**Dataset records**
# # # #
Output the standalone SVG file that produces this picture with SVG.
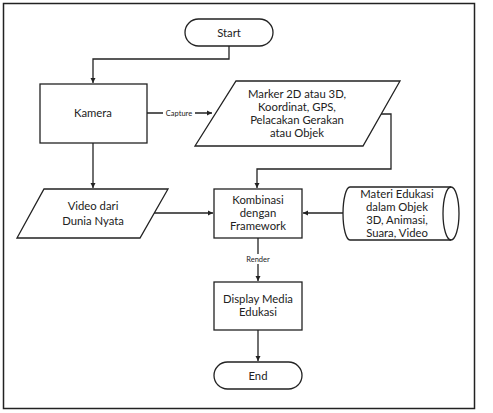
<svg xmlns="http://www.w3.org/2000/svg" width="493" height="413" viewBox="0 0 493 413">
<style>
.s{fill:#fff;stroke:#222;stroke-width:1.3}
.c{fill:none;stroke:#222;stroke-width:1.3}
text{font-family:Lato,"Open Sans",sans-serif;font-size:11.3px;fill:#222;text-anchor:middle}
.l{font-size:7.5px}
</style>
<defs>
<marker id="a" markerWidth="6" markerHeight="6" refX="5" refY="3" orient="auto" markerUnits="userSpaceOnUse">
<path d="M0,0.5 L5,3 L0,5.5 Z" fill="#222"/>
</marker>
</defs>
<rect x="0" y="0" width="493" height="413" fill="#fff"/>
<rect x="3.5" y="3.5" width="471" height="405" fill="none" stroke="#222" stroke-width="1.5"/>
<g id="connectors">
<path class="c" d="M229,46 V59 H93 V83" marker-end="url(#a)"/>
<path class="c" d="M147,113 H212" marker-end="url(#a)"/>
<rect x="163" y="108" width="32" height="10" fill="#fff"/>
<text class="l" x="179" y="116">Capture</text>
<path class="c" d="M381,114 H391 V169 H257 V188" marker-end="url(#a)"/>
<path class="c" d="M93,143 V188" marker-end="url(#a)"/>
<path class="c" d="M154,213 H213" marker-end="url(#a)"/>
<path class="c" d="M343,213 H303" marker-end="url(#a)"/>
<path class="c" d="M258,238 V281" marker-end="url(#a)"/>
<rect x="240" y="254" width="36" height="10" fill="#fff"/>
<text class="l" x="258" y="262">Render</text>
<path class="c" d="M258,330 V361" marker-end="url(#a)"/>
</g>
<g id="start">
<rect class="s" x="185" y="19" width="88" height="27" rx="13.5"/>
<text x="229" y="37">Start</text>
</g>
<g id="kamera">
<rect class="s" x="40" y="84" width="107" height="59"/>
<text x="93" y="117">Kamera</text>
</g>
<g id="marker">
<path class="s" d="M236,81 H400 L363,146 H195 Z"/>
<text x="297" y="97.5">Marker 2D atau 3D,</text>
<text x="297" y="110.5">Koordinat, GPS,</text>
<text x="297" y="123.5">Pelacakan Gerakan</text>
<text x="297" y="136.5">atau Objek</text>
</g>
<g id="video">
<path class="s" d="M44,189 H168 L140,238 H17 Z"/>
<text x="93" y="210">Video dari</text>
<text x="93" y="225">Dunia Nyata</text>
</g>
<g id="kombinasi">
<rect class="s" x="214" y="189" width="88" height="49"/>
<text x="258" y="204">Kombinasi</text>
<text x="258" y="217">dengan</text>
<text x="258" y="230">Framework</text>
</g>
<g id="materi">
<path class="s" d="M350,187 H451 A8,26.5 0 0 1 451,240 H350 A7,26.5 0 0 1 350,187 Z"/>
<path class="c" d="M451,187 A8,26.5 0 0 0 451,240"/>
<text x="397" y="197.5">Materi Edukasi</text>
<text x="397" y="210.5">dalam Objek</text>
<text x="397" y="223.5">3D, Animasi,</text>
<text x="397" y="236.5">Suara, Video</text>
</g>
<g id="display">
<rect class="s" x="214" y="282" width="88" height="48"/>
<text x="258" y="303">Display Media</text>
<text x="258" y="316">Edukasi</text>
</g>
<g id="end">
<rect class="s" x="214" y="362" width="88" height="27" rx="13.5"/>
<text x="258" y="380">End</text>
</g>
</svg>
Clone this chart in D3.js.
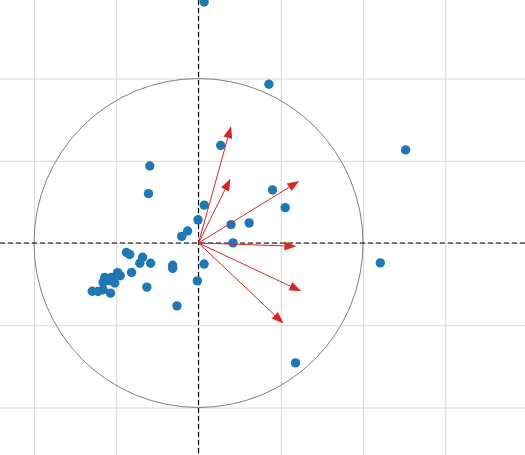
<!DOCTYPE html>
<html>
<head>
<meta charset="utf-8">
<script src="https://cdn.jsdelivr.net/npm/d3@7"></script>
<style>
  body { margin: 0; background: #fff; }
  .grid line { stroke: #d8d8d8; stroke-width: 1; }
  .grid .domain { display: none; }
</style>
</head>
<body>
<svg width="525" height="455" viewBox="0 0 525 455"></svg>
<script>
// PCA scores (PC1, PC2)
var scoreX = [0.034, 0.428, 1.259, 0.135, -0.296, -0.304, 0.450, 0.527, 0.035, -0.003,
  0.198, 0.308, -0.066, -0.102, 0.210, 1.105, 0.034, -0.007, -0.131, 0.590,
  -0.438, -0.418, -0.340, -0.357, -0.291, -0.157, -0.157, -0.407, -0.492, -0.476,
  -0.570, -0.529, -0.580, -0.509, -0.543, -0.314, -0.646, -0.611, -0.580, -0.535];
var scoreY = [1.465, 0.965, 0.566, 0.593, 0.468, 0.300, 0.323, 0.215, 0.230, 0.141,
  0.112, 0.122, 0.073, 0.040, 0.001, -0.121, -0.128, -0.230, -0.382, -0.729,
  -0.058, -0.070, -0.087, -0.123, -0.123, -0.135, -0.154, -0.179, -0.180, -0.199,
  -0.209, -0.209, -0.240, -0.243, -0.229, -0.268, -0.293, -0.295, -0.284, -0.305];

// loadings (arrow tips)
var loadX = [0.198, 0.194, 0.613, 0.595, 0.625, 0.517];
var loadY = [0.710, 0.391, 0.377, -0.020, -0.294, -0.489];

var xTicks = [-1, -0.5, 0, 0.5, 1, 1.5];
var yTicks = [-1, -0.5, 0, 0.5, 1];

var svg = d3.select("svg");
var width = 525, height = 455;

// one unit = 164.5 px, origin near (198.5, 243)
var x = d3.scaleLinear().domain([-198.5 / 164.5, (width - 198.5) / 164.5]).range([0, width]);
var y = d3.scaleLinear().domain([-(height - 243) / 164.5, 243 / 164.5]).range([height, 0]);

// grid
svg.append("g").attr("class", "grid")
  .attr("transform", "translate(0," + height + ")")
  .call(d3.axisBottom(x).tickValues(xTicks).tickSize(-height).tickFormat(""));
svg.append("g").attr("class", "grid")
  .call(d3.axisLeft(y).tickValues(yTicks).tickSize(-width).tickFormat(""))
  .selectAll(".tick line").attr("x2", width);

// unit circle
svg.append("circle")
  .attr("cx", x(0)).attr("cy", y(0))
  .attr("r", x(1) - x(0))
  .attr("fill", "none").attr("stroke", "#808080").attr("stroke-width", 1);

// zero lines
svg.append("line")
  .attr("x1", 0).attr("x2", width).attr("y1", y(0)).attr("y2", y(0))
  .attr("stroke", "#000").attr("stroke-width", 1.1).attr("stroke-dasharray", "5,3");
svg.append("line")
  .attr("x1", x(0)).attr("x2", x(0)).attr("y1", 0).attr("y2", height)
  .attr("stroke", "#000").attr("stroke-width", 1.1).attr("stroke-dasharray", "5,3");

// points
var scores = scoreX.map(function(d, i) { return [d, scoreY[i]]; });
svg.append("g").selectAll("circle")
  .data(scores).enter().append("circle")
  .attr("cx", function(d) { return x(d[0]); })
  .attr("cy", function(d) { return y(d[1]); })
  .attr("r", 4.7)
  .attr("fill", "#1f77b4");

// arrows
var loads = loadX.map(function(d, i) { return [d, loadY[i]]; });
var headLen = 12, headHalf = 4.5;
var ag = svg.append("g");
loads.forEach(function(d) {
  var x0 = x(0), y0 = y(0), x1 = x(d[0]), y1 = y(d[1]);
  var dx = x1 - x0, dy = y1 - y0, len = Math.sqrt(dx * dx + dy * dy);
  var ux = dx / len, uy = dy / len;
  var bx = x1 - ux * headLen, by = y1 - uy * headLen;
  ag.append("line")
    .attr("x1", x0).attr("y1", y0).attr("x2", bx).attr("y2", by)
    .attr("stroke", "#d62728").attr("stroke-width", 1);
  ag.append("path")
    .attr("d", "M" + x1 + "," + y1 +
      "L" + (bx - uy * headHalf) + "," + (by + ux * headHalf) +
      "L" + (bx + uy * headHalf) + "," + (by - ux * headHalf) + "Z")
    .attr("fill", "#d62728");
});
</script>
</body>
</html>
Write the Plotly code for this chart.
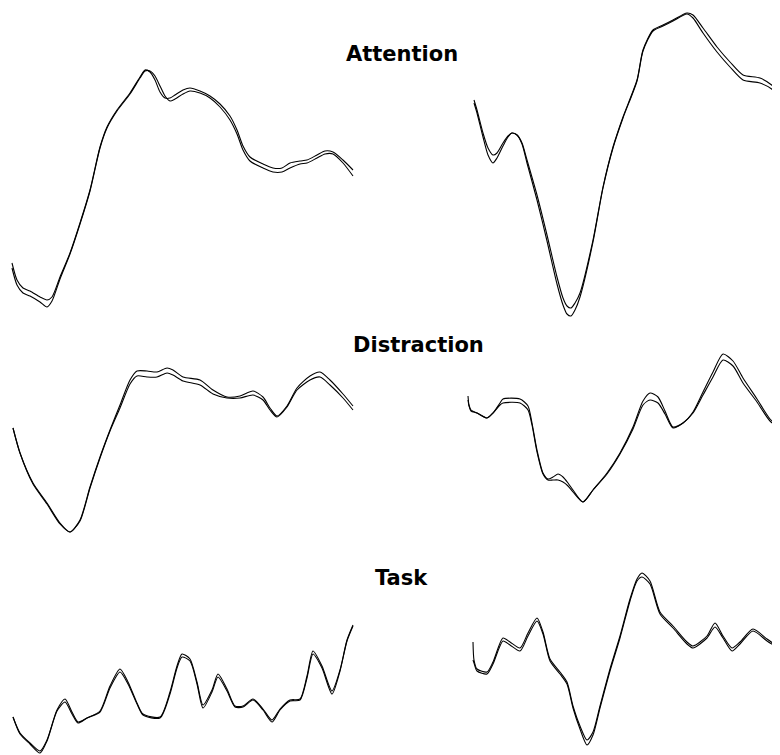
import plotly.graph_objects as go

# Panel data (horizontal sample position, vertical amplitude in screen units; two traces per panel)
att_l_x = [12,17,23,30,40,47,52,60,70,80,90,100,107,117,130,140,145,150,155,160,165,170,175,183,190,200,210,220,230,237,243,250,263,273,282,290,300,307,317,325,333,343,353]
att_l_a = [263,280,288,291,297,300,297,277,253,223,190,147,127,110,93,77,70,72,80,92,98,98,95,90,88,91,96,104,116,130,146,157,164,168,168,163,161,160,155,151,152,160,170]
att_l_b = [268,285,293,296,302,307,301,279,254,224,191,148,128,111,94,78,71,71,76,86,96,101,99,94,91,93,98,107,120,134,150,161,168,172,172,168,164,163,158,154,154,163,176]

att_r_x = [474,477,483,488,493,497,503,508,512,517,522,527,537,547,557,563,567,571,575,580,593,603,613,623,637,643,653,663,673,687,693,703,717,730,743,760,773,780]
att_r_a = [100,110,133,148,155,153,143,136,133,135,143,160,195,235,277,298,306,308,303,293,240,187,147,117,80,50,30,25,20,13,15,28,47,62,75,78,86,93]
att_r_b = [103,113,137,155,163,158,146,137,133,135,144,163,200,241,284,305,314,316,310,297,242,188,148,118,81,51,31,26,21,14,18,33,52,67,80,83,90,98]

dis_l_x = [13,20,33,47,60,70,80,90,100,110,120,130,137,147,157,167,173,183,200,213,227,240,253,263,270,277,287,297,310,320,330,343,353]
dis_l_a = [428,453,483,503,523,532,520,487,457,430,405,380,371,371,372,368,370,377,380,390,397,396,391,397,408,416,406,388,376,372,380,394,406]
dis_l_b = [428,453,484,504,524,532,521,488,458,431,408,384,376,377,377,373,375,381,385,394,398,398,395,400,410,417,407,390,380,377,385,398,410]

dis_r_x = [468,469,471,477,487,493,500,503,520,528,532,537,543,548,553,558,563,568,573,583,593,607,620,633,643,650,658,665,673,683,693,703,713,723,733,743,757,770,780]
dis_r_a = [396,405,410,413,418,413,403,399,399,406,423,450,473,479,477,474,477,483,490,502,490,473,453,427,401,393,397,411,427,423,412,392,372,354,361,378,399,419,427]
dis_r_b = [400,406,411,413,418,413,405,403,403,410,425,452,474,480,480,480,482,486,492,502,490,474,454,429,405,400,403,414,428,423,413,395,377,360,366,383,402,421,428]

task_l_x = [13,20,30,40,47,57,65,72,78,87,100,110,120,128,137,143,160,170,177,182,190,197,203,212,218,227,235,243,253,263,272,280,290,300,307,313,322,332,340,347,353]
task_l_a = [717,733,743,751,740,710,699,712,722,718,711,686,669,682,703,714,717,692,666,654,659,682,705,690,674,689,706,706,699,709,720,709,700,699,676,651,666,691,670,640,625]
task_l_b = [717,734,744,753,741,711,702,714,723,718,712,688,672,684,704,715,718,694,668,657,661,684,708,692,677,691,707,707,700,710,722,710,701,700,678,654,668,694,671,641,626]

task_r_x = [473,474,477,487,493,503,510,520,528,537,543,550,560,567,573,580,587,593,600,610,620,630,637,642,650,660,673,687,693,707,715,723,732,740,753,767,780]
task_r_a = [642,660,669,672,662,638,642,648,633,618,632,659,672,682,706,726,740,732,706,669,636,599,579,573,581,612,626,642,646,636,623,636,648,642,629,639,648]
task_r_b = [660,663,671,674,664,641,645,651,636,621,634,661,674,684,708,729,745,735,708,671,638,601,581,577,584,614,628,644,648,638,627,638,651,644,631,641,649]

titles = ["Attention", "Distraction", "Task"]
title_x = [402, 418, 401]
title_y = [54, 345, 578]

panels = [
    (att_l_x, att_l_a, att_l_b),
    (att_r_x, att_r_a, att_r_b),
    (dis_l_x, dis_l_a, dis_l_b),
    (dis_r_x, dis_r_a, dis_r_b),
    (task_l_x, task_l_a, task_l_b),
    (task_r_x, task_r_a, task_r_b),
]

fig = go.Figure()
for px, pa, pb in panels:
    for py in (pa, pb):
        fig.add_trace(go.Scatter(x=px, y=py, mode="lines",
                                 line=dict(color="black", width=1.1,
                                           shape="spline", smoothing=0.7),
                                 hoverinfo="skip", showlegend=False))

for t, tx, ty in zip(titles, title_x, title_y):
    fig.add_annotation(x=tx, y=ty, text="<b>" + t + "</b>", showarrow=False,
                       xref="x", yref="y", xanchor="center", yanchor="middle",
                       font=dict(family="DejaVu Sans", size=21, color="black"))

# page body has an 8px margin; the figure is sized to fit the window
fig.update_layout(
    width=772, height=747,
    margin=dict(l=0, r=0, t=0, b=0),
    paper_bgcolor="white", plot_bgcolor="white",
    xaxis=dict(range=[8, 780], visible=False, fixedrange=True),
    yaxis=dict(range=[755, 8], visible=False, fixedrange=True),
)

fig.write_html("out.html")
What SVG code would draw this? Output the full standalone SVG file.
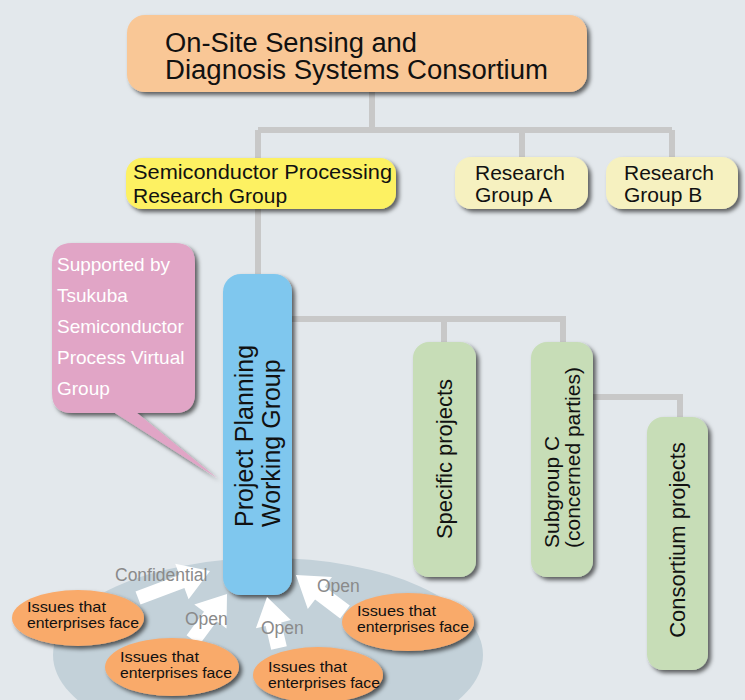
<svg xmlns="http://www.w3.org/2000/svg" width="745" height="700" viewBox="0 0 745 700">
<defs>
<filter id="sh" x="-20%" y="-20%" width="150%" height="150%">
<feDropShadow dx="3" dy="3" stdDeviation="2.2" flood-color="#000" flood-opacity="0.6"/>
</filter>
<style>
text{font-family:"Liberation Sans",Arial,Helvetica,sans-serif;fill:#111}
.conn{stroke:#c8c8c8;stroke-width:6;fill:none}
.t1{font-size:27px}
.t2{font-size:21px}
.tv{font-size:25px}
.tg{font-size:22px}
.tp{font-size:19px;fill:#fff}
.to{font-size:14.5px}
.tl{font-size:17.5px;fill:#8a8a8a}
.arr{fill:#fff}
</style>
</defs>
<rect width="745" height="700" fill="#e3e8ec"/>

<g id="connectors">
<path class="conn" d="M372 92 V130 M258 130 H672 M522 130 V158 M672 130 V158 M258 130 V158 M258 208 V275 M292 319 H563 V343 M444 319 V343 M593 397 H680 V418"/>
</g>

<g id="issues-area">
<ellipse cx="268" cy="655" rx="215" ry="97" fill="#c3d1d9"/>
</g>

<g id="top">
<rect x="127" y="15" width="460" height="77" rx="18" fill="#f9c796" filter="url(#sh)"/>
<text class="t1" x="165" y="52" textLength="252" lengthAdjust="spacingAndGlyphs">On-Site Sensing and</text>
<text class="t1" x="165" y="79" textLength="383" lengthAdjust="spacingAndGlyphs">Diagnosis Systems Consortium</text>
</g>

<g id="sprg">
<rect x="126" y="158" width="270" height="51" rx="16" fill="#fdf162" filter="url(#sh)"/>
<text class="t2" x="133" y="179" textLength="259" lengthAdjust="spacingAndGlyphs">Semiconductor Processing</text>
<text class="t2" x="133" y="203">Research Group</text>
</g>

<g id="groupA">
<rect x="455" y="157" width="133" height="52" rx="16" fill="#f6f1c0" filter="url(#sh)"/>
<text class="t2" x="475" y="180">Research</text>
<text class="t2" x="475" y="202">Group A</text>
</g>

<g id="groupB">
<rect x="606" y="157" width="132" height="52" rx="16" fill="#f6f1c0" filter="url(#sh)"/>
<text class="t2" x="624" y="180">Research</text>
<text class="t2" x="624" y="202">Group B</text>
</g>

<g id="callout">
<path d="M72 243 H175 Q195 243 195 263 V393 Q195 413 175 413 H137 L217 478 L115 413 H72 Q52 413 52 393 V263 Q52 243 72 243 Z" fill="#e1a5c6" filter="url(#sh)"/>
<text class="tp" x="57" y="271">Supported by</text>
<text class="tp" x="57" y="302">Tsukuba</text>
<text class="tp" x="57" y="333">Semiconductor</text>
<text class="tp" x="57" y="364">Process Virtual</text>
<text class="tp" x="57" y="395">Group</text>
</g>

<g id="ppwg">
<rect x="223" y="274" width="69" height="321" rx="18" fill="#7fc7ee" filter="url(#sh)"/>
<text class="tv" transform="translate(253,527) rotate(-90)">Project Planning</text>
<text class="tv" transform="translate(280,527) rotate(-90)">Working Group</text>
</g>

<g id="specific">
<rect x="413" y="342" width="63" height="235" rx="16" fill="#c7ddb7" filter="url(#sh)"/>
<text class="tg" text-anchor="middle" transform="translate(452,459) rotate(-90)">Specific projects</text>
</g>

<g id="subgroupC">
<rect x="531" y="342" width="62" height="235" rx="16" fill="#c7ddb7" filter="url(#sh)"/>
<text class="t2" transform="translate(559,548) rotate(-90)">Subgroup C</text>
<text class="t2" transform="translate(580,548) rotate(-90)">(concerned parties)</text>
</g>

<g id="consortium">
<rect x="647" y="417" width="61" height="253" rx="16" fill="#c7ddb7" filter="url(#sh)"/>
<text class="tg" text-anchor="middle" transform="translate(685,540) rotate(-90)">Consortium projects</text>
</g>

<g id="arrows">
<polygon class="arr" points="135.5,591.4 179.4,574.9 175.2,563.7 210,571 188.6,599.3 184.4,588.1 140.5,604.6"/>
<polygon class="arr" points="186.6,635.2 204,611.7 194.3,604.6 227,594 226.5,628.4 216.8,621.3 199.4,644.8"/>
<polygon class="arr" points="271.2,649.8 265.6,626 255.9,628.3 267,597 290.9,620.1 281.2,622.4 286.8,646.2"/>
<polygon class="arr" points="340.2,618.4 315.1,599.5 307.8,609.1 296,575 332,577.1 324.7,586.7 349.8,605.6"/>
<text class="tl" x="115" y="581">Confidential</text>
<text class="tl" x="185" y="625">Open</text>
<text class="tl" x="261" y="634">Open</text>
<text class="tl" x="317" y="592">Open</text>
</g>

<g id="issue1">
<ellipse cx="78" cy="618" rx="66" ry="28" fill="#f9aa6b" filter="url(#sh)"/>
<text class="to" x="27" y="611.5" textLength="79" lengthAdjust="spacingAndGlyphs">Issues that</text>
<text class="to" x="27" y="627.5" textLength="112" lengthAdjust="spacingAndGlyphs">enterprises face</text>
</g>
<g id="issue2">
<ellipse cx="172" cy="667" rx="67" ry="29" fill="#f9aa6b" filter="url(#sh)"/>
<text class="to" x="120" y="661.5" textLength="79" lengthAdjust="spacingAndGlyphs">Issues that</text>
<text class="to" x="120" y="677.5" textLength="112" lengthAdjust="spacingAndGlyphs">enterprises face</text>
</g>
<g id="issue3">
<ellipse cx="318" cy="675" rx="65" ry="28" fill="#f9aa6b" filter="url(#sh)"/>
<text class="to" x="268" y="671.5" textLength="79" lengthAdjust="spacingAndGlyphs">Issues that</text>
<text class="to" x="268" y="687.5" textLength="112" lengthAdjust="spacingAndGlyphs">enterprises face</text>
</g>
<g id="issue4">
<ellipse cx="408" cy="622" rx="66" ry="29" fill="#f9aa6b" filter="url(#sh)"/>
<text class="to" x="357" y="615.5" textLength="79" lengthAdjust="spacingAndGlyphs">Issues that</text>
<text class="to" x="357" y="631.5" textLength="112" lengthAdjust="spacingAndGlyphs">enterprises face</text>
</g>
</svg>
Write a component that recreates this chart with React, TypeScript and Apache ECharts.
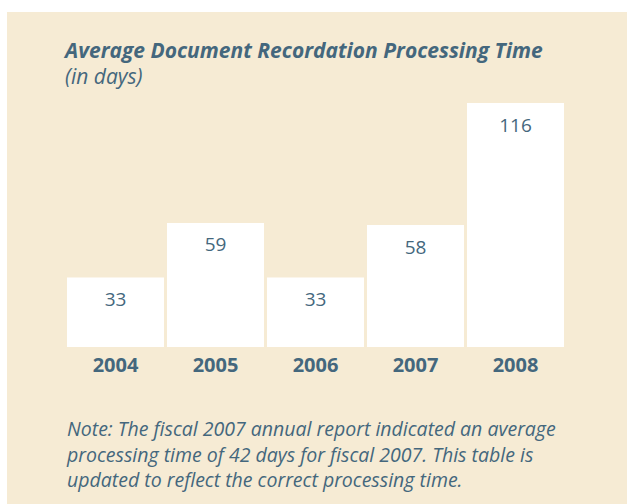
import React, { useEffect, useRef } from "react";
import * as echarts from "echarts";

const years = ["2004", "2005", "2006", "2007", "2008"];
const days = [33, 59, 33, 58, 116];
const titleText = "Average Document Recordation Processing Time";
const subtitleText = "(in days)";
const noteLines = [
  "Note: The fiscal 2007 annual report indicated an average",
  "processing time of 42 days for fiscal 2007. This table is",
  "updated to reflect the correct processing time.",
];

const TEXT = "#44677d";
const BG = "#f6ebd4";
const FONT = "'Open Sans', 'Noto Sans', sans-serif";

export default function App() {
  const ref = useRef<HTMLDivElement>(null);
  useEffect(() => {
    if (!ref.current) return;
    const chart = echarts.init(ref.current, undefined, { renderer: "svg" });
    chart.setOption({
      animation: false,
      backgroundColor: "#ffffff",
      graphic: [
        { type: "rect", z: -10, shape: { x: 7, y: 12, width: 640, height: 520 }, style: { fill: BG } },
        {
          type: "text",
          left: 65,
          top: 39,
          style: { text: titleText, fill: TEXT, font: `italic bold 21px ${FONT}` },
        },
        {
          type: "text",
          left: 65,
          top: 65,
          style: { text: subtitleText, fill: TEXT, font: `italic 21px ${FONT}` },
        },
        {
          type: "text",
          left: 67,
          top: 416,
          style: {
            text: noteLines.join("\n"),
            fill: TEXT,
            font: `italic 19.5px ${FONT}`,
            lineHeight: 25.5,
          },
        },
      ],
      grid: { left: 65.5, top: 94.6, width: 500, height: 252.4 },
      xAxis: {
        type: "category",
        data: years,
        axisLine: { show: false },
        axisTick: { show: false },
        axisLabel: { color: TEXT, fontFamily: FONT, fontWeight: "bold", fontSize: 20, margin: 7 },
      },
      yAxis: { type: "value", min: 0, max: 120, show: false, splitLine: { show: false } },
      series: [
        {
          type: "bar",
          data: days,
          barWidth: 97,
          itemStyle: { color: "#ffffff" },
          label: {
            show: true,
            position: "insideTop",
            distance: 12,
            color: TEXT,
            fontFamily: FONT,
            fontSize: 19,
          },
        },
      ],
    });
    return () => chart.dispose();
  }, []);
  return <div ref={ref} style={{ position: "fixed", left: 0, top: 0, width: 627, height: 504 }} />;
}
# # # #
**Written instruction**
Transcribe only the lines above that start at the line containing "Clone this chart in D3.js." and end at the line containing "-0.295, -0.284, -0.305];". Omit pictures.

**Reply to the task**
Clone this chart in D3.js.
<!DOCTYPE html>
<html>
<head>
<meta charset="utf-8">
<script src="https://cdn.jsdelivr.net/npm/d3@7"></script>
<style>
  body { margin: 0; background: #fff; }
  .grid line { stroke: #d8d8d8; stroke-width: 1; }
  .grid .domain { display: none; }
</style>
</head>
<body>
<svg width="525" height="455" viewBox="0 0 525 455"></svg>
<script>
// PCA scores (PC1, PC2)
var scoreX = [0.034, 0.428, 1.259, 0.135, -0.296, -0.304, 0.450, 0.527, 0.035, -0.003,
  0.198, 0.308, -0.066, -0.102, 0.210, 1.105, 0.034, -0.007, -0.131, 0.590,
  -0.438, -0.418, -0.340, -0.357, -0.291, -0.157, -0.157, -0.407, -0.492, -0.476,
  -0.570, -0.529, -0.580, -0.509, -0.543, -0.314, -0.646, -0.611, -0.580, -0.535];
var scoreY = [1.465, 0.965, 0.566, 0.593, 0.468, 0.300, 0.323, 0.215, 0.230, 0.141,
  0.112, 0.122, 0.073, 0.040, 0.001, -0.121, -0.128, -0.230, -0.382, -0.729,
  -0.058, -0.070, -0.087, -0.123, -0.123, -0.135, -0.154, -0.179, -0.180, -0.199,
  -0.209, -0.209, -0.240, -0.243, -0.229, -0.268, -0.293, -0.295, -0.284, -0.305];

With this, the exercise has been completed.